Court date scheduled in Md. diet drug suit

Woman says fen-phen damaged her heart

January 01, 2002|By Dennis O'Brien | Dennis O'Brien,SUN STAFF

When Valerie Wright learned about a weight loss drug from a friend in her car pool, she decided to try it.

Wright, a mother of three from Charles County, lost 20 pounds when she took fen-phen for six months before it was taken off the market in 1997. But she also lost her energy and developed a heart condition that will one day force her to have heart surgery, she says.

"It was like everything changed overnight. All of a sudden, I was too tired to do anything," she said.

Wright, 43, of White Plains is one of thousands of people nationwide - and among at least 20 in Maryland - to file suit against the New Jersey company that marketed fen-phen, American Home Products Corp., alleging that the drug has caused heart damage.

AHP and its pharmaceutical arm agreed in 2000 to settle thousands of suits at a cost of $3.7 billion to $4.7 billion, with individual plaintiffs receiving from $24,000 to $1.5 million, depending on their ages and severity of injuries. But 50,000 people, including Wright, are trying for bigger payouts by requesting trials, according to lawyers familiar with the litigation.

A Mississippi jury awarded five plaintiffs $150 million in 1999. A Texas jury approved $56.5 million for a mother of three last year, although a judge reduced that to $9 million.

Perhaps inspired by such figures, a number of lawyers have placed advertisements searching for potential clients.

`Address those injuries'

"Many people, we're finding out, never knew that they might have been injured and that they should address those injuries," said Robert K. Jenner, whose Pikesville firm sought fen-phen patients in advertisements last month in The Sun.

Court records show that most of the fen-phen suits against AHP in U.S. District Court in Baltimore have settled.

Wright, who is seeking $5 million, is scheduled to have her case heard by Judge Catherine C. Blake, with pretrial motions set for Monday.

These days, Wright is subject to panic attacks, chest palpitations and general fatigue because of a heart that doesn't pump blood properly, according to court papers.

`Time bomb'

"I feel like I have a ticking time bomb in my chest," said Wright, a bookkeeper for the National Gallery of Art.

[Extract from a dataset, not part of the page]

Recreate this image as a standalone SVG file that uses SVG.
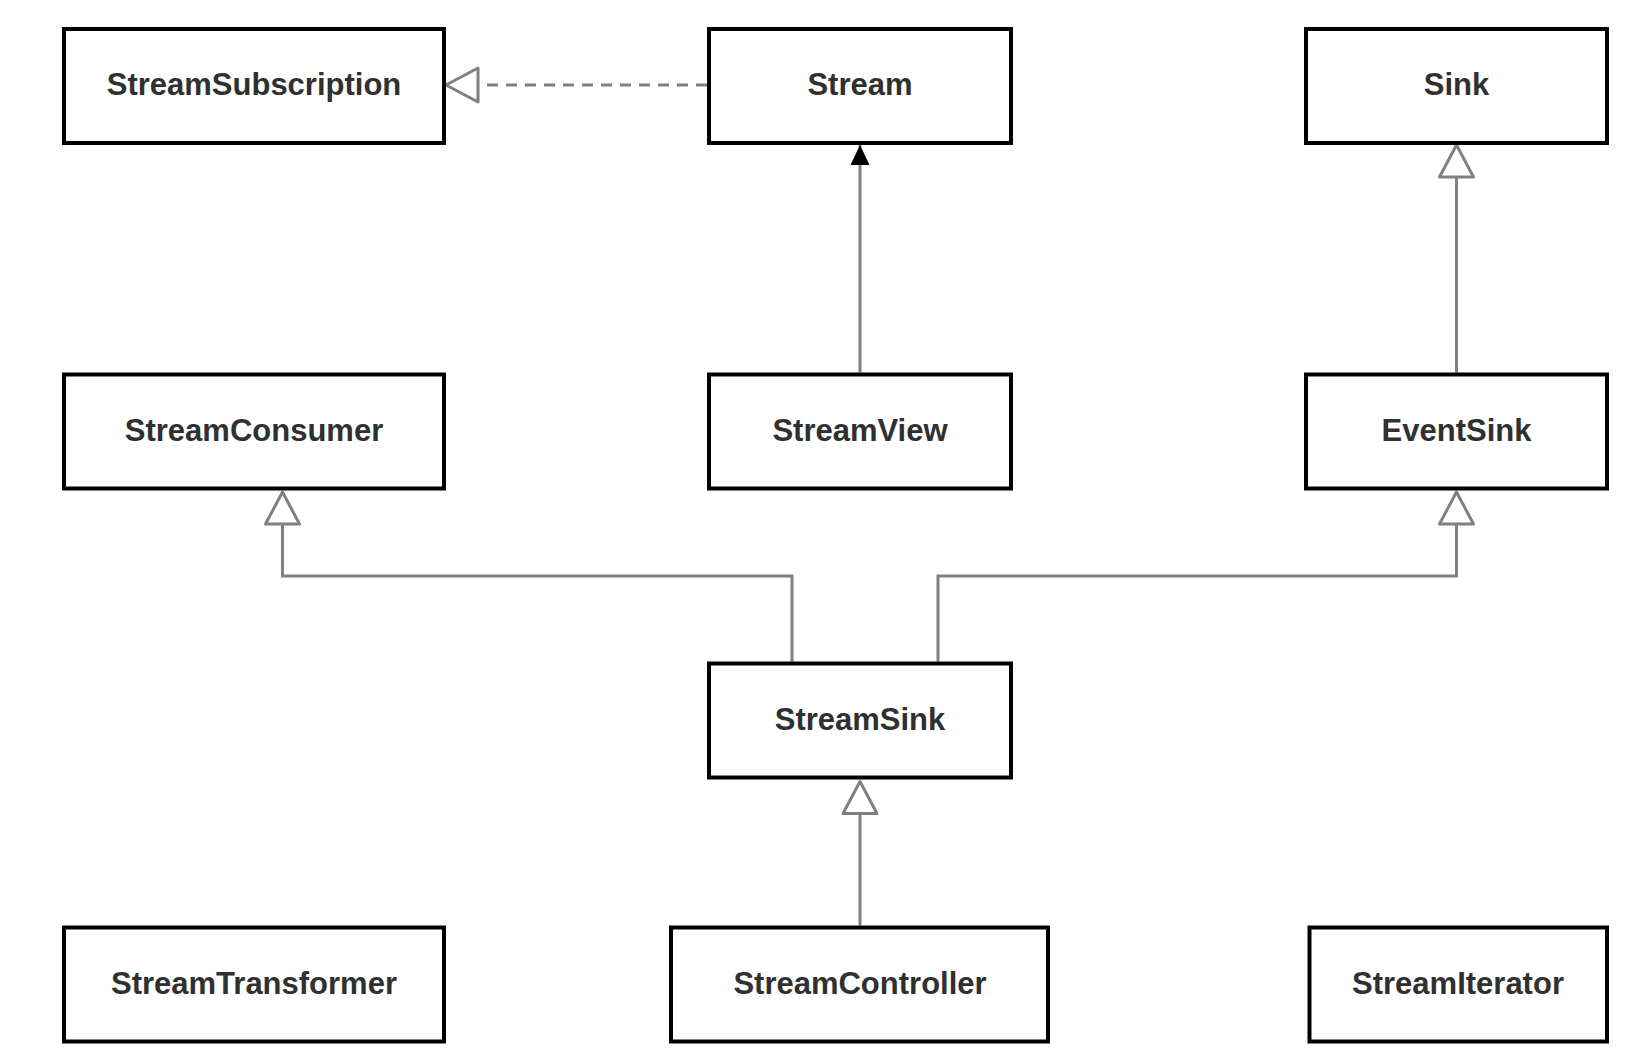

Fen-phen was a popular prescription for dieters before it was pulled off the market. It's made from phentermine, fenfluramine and dexfenfluramine, individual drugs approved by the Food and Drug Administration.

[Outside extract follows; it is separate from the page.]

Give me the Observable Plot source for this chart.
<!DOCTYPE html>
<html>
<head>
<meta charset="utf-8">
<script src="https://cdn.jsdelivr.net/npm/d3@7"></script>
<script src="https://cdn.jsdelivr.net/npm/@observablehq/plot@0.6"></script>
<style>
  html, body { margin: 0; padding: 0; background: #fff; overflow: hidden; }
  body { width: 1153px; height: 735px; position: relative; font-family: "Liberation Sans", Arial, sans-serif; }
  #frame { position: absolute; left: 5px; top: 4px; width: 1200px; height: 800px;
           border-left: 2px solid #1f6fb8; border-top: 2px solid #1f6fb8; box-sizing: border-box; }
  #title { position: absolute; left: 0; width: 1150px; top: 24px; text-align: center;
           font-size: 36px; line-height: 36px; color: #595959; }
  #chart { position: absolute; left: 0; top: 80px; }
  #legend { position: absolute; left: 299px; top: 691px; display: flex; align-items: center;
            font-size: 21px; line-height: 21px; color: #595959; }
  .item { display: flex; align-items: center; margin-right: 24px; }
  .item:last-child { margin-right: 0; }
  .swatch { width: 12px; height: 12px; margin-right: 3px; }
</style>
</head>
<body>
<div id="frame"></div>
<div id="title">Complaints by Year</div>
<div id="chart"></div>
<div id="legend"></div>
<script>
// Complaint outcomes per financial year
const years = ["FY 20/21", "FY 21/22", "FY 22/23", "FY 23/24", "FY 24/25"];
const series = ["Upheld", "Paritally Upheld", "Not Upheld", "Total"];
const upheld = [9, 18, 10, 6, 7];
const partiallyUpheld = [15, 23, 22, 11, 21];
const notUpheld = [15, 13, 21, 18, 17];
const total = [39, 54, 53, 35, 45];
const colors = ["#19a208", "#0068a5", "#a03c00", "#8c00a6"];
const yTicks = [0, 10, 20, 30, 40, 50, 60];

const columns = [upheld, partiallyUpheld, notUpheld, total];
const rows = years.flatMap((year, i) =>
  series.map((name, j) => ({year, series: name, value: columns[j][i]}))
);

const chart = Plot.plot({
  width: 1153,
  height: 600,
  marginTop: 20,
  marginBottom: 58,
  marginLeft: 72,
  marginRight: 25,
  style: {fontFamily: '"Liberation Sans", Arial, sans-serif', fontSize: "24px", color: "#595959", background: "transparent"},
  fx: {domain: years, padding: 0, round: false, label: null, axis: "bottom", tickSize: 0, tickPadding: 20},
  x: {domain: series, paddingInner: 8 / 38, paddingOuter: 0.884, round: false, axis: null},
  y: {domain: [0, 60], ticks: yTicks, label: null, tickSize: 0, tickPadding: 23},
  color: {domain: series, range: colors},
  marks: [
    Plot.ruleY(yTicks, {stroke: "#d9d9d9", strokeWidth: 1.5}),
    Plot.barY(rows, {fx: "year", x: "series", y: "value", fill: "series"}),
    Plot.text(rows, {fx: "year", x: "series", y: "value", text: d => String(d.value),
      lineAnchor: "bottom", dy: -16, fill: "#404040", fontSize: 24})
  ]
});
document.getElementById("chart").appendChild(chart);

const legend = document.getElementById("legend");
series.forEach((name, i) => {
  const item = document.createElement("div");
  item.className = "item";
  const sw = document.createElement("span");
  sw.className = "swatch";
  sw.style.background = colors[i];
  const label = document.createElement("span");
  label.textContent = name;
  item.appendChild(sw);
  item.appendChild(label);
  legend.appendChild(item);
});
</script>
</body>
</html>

Public demand grew in the early 1990s, and it was prescribed to about 6 million people by doctors, diet centers and psychiatrists.

But after highly publicized studies linked the drug combination to heart and lung illnesses, the FDA prodded pharmaceutical companies to withdraw it from the market Sept. 15, 1997.

David J. Shuster, Wright's attorney, said her case is unique because Wright had an echocardiogram soon before she began taking fen-phen and the test showed she had a healthy heart. Most plaintiffs didn't have an echocardiogram test before taking the drug, he said.

Experts agree

He said that AHP's medical expert agrees with his expert's conclusion that Wright probably would not have developed heart problems if she had stayed away from fen-phen, for which she received a doctor's prescription.

"Our position here is, that there is no dispute," said Shuster.

AHP's lawyer, Raymond G. Mullady Jr., declined to comment on the case and referred questions to a spokesman for AHP's pharmaceutical arm, Wyeth-Ayerst Laboratories.

Doug Petkus, a Wyeth-Ayerst spokesman in Radnor, Pa., said that the company has taken steps to see that people with medical claims are compensated.

About 300,000 people who took the drug and experienced heart problems have registered to collect benefits as part of the settlement approved in 2000 by U.S. District Judge Louis Bechtle in Philadelphia, Petkus said.

Anticipating having to pay more claims, AHP has set aside $13 billion to handle its fen-phen litigation nationwide, according to lawyers familiar with the case.

Shuster said that in many of the cases tried, plaintiffs have focused on AHP's failure to warn patients about the health risks posed by fen-phen.

He said if Wright's case goes to a jury, he will present evidence to show that AHP knew of risks associated with the drug mixture as early as 1996, but failed to alert the public.

"There was no warning label, and there should have been," Shuster said.